Natürlich ist das nicht fair. Und wer sagt hier was von 10-20 Prozent? Mein Mann arbeitete in einem großen Unternehmen als Gruppenleiter (im Osten) und hat daher sehr viele Leute unter sich. Er ist u.a. auch für die Zeitarbeiter zuständig gewesen, von daher kenne ich da einige Beispiele aus erster Hand.

Also erstes Beispiel mein Mann und mein Bruder. Beide gleiche Ausbildung aber mein Mann 25 Jahre Berufserfahrung. Mein Mann verdiente im Osten 1200 Netto, mein Bruder als Zeitarbeiter im Westen NRW (natürlich nicht als Gruppenleiter, sondern einfacher Arbeiter) hatte 1400 Euro Netto.

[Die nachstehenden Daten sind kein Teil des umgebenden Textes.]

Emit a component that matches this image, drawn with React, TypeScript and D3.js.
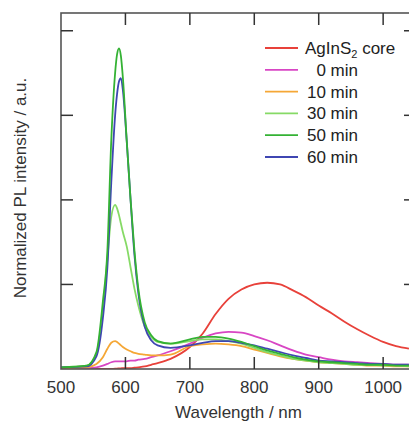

Zweites Beispiel. Zwei Zeitarbeiter aus seiner Firma direkt. Der eine (Ossi) nimmt täglich 70 km einfache Strecke auf sich und bekam bei gleicher Stundenzahl monatlich ca. 800 Euro Netto (inklusive Fahrgeld) und ein anderer Zeitarbeiter aus dem Westen (der Westen war nur 30 km weg von der Firma) bekam, weil die Zeitarbeitsfirma eine Wessi-Firma war 2400 Euro Netto. Und das bei 15 km Anfahrt täglich.

Drittes Beispiel 400 Euro Job. Ich habe in einer Drogerie (Osten) auf 400 Euro Basis gearbeitet und musste 16 Stunden die Woche arbeiten für dann 320 Euro. Meine Mutter aus Aushilfe in einer Drogerie (aber im Westen NRW) bekam auch ca. 320 Euro aber musste nur 8 Stunden die Woche arbeiten. Das macht 50 % mehr Lohn.

Solche Beispiele kann ich euch Massenhaft aus allen Branchen nennen, weil ich viele Freunde und meine Familie im Westen habe (NRW) und wir selbst im Osten leben. Und wenn jetzt jemand mit dem Argument kommt, hier im Osten ist die Wohnung, Lebensmittel etc. günstiger, dann hat er keine Ahnung. Ich bin sehr oft in beiden „Gebieten“ und kenne die Mieten, die Unterhaltskosten etc. im Osten und im Westen und weiß, dass das Leben im Westen oft sogar günstiger ist. Klar wer in München leben möchte, der muss tiefer in die Tasche greifen, aber wer in Rostock leben muss auch.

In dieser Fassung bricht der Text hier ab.